# Dataset content
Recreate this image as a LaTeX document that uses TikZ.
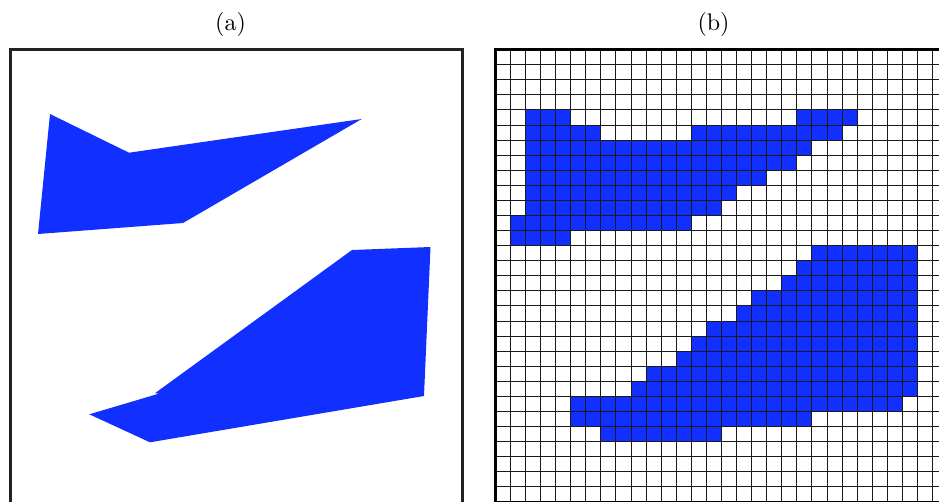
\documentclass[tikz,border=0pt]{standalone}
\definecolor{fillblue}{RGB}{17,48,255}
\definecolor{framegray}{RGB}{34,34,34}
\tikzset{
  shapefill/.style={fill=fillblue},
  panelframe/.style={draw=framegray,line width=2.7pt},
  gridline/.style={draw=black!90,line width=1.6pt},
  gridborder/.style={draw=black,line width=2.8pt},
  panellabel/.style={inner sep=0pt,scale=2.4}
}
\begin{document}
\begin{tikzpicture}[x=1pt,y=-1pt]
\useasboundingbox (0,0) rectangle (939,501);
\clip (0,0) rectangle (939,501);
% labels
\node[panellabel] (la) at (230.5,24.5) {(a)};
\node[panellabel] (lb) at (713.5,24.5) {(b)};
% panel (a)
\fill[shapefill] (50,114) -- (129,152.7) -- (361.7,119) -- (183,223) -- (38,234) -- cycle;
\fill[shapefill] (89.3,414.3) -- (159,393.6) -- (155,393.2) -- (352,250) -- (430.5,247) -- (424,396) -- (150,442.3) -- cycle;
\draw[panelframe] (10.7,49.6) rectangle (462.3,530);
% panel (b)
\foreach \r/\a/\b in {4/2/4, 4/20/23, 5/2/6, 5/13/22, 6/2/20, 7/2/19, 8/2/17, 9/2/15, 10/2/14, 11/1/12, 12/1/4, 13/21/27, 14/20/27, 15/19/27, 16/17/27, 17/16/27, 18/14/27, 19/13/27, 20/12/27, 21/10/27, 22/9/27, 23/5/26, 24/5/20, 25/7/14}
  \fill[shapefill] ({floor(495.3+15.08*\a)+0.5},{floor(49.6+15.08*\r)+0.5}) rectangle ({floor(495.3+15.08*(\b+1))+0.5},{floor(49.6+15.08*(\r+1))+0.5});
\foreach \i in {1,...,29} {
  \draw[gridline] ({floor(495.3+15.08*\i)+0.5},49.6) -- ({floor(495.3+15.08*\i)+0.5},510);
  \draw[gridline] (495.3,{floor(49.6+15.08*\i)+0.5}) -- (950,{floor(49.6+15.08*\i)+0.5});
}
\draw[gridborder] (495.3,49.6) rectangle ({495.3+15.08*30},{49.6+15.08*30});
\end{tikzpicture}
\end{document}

# Directions
Reproduce the material word for word. Any pictures should be left out of the copy.

# Reply to the exercise
Recreate this image as a LaTeX document that uses TikZ.
\documentclass[tikz,border=0pt]{standalone}
\definecolor{fillblue}{RGB}{17,48,255}
\definecolor{framegray}{RGB}{34,34,34}
\tikzset{
  shapefill/.style={fill=fillblue},
  panelframe/.style={draw=framegray,line width=2.7pt},
  gridline/.style={draw=black!90,line width=1.6pt},
  gridborder/.style={draw=black,line width=2.8pt},
  panellabel/.style={inner sep=0pt,scale=2.4}
}
\begin{document}
\begin{tikzpicture}[x=1pt,y=-1pt]
\useasboundingbox (0,0) rectangle (939,501);
\clip (0,0) rectangle (939,501);
% labels
\node[panellabel] (la) at (230.5,24.5) {(a)};
\node[panellabel] (lb) at (713.5,24.5) {(b)};
% panel (a)
\fill[shapefill] (50,114) -- (129,152.7) -- (361.7,119) -- (183,223) -- (38,234) -- cycle;
\fill[shapefill] (89.3,414.3) -- (159,393.6) -- (155,393.2) -- (352,250) -- (430.5,247) -- (424,396) -- (150,442.3) -- cycle;
\draw[panelframe] (10.7,49.6) rectangle (462.3,530);
% panel (b)
\foreach \r/\a/\b in {4/2/4, 4/20/23, 5/2/6, 5/13/22, 6/2/20, 7/2/19, 8/2/17, 9/2/15, 10/2/14, 11/1/12, 12/1/4, 13/21/27, 14/20/27, 15/19/27, 16/17/27, 17/16/27, 18/14/27, 19/13/27, 20/12/27, 21/10/27, 22/9/27, 23/5/26, 24/5/20, 25/7/14}
  \fill[shapefill] ({floor(495.3+15.08*\a)+0.5},{floor(49.6+15.08*\r)+0.5}) rectangle ({floor(495.3+15.08*(\b+1))+0.5},{floor(49.6+15.08*(\r+1))+0.5});
\foreach \i in {1,...,29} {
  \draw[gridline] ({floor(495.3+15.08*\i)+0.5},49.6) -- ({floor(495.3+15.08*\i)+0.5},510);
  \draw[gridline] (495.3,{floor(49.6+15.08*\i)+0.5}) -- (950,{floor(49.6+15.08*\i)+0.5});
}
\draw[gridborder] (495.3,49.6) rectangle ({495.3+15.08*30},{49.6+15.08*30});
\end{tikzpicture}
\end{document}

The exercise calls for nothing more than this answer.